WORDS: Laura McCarthy
Finding a good place to enjoy a drink is great. When you come across a pub that has great live music, a good selection on the juke, and nice people, there’s simply nothing better. In the UK it seems that the alternative has been embraced by many pubs and bars, with . Yet, what about the scene across the pond? Considering a huge amount of music we listen to here in the UK comes from the US, it seems appropriate to look into the music scene, and the places that support alternative music and people.
I had the opportunity to spend some time in New York, and looked into the bars and pubs within the Island of Manhattan to see what was different and what was familiar. It was a hard task, but someone had to do it.
Firstly, I got myself down to Manitoba. This is a fantastic haunt for those looking for good, loud music and cheap drinks. The history of this bar is pretty cool, there’s been some names through its doors, with “Handsome Dick” Manitoba from THE DICTATORS actually owning the place. The nice thing is that just like in any decent bar in the UK, you don’t feel intimidated or unwelcome because you’re not a “local”. Don’t get me wrong, there’s those people who clearly visit regularly, but it’s by-the-by. There’s all sorts of folk around- I had a chat with a group of Hell’s Angels outside, and sat no far away was a group who welcomed my conversation and banter. This is what a good bar is all about- like minded people, regardless of age, race or gender enjoying each other’s company.
My next visit was to Cake Shop, which is a tiny little place. It’s quite the trendy set up in the café upstairs, with cool tenders behind the bar and a place you can easily take a moment to chill. However should you want some live music, pop on downstairs to the bar. It’s dark, cool and packs some great bands in. The vibe of the crowd, however small, is energetic and enthusiastic towards the musicians. Those of us in the UK can appreciate a small premises, and personally I felt right at home. Personally I’d like to see more of this kind of thing in the UK, a nice divide in atmosphere depending on your needs.
I did wonder if there was somewhere more akin to the softer sides of scene, where one could find some peace, but still feel that musical vibe. I ended up in a place called Hi fi which is more casual, indie sort of joint. However, there was word that their music selection was epic in scale. So I had a look at the jukebox. And true to the rumour, it’s rammed. In fact, there’s over 4000 albums on this thing! I’d give anything for my local to have this piece of kit! What makes a good bar for me personally is sitting with friends, and being able to enjoy whatever record is on; when an unexpected gem runs through the speakers and you grin to yourself. Well, this can happen at any time in this bar. Noticing that there was also comedy nights and live acts coming up, I have to say I felt pretty at home. Going on a night out in the UK, a chilled kind of evening just catching up with mates, this could easily be somewhere in the Northern Quarter of Manchester or Leeds. (Pointless point, I was also intrigued because an owner shares my name, which is interesting to only myself.)
To be objective on two scenes is difficult.
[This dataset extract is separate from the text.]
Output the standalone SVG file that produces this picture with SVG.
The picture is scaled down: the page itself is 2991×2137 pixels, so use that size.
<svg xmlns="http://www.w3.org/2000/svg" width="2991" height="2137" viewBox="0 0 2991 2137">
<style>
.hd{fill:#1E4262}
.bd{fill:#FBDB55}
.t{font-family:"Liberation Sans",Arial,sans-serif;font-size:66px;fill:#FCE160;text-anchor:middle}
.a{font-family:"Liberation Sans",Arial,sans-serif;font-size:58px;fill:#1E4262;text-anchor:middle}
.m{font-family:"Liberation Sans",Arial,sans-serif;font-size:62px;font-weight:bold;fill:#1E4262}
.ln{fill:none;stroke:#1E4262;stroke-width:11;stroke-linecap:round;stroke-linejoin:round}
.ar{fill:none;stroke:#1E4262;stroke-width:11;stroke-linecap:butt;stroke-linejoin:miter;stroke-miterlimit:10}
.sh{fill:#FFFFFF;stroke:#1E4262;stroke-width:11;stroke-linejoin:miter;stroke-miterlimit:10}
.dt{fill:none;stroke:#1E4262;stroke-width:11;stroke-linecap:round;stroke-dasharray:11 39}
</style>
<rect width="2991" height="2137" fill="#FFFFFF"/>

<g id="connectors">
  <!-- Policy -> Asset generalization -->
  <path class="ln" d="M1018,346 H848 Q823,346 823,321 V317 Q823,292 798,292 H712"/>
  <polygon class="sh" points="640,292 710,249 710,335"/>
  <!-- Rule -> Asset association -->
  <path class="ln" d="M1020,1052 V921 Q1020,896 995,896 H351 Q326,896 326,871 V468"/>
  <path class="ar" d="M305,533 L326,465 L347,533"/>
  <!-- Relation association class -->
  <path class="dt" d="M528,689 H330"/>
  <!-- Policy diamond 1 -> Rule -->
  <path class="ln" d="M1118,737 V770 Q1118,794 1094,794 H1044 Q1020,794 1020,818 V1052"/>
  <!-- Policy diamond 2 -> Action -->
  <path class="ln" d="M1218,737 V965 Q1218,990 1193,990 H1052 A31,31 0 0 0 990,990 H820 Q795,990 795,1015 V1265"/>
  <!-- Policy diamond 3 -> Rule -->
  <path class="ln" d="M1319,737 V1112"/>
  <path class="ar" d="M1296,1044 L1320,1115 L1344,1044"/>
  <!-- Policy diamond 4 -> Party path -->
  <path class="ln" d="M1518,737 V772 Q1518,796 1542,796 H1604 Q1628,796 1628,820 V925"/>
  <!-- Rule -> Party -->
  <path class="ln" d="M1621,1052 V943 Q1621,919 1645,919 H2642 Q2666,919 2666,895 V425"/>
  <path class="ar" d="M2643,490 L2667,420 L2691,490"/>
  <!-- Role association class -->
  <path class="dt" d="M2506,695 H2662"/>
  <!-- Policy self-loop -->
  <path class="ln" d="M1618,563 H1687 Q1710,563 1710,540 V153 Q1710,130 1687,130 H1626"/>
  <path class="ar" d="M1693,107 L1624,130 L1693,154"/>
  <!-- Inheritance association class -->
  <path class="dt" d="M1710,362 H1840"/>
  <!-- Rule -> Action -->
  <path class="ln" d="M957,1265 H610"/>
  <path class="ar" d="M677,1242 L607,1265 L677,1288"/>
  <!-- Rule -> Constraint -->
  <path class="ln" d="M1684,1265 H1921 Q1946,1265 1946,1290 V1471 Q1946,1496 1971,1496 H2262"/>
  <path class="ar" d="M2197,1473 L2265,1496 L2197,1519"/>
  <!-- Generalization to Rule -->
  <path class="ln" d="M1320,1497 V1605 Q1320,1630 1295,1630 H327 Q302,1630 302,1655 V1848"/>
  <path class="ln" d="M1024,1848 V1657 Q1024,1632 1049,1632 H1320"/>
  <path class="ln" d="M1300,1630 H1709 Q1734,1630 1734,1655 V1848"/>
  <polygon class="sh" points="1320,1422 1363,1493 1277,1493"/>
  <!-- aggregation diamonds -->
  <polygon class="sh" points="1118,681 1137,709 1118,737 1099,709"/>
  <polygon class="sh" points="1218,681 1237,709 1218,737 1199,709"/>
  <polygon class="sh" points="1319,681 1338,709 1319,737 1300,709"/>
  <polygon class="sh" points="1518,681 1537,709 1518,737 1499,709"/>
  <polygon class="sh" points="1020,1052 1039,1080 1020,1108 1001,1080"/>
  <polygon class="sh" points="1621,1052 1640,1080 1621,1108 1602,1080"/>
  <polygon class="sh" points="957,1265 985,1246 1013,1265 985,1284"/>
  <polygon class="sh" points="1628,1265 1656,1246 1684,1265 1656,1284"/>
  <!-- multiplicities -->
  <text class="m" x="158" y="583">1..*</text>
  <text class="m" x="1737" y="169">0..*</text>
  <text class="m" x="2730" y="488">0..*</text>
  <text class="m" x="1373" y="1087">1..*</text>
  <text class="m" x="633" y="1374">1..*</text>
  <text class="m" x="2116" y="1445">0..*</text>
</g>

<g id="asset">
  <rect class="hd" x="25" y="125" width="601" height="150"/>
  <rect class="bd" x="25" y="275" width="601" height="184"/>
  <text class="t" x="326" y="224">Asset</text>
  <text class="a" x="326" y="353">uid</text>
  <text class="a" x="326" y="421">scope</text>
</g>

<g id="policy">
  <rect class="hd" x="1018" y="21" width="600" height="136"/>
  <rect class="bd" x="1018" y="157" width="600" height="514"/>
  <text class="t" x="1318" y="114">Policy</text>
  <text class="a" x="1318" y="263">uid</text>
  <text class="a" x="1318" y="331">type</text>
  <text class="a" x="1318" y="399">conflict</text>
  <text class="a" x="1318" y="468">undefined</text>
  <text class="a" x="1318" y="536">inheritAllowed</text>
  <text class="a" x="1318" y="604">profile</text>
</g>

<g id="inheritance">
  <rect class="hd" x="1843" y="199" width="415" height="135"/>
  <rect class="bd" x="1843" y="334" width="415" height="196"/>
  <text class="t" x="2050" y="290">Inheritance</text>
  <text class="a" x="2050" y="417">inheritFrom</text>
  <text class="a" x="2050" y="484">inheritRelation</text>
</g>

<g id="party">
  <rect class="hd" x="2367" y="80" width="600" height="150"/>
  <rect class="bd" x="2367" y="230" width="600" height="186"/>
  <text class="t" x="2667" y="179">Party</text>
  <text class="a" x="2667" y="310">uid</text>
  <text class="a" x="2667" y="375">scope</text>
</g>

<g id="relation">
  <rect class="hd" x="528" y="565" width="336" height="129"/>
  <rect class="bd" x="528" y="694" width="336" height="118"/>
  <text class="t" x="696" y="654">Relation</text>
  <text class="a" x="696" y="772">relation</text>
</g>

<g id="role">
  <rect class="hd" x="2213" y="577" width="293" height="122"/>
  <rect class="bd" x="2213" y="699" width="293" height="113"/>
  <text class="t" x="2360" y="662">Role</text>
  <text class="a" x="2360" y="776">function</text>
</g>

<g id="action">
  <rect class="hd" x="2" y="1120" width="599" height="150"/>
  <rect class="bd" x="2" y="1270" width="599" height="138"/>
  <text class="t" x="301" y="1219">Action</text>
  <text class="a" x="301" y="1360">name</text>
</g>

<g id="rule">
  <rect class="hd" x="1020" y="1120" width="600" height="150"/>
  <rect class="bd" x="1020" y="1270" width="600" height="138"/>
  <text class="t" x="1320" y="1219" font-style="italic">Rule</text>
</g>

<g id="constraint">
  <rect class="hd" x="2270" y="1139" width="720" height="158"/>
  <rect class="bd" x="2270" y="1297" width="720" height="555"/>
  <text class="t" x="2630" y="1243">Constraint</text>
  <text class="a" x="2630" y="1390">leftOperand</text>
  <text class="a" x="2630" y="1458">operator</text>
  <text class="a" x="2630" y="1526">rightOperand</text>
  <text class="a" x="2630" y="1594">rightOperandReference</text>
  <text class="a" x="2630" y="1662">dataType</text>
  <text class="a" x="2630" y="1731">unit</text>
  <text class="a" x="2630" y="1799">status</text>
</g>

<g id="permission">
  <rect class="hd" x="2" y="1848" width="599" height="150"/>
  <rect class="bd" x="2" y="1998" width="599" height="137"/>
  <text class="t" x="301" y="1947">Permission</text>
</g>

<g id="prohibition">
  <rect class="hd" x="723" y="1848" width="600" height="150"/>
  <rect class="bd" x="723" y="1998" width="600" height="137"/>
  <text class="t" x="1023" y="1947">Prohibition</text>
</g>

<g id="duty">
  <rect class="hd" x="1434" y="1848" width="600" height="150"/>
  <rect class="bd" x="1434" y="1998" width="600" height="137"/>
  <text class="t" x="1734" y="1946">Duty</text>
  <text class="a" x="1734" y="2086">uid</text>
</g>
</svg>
Being from one cultural background obviously influences your opinion on the places you experience elsewhere. However, there was a common feeling between the bars in the UK and those in New York. There was the same musical appreciation, the same desire to enjoy the time spent with like-minded people and appreciate new and old music. As in both cases, the young and new bands that play in these dives may not be the shinning stars of tomorrow, but the energy and performances are just as fun, off the wall and enjoyable no matter Stateside or in a dank old pub in the UK.
What I will say, however, it that while there is support over in NY for the bands and the music, you can see why bands become bigger here in the UK much faster. Word travels faster, the area to cover is obviously much smaller and the general amount of reception for these bands is much higher. More so, there’s obviously not quite the scale of competition. Conversely, from what little I have gleamed from my travels, the critical aspect of American bar-goes is lacking. This is perhaps to it’s benefit, as the atmosphere is generally very laidback, therefore potentially being more open and interesting. America, and New York especially, has always been a hugely diverse space, and therefore people from all walks of life mesh quite well in these kinds of bars.
The folks of the UK, no matter what city, are more reserved generally, and those of a more unconventional nature have to push a little harder and have more pride in their difference. The bars and pubs that welcome a diverse range of people have to be savoured. Both sides have their up and down sides. What matters is that both are hugely fun places to be as a fan of music, and it’s rewarding to see the expansion of that music no matter the location. In all its forms, rock and roll is here to stay.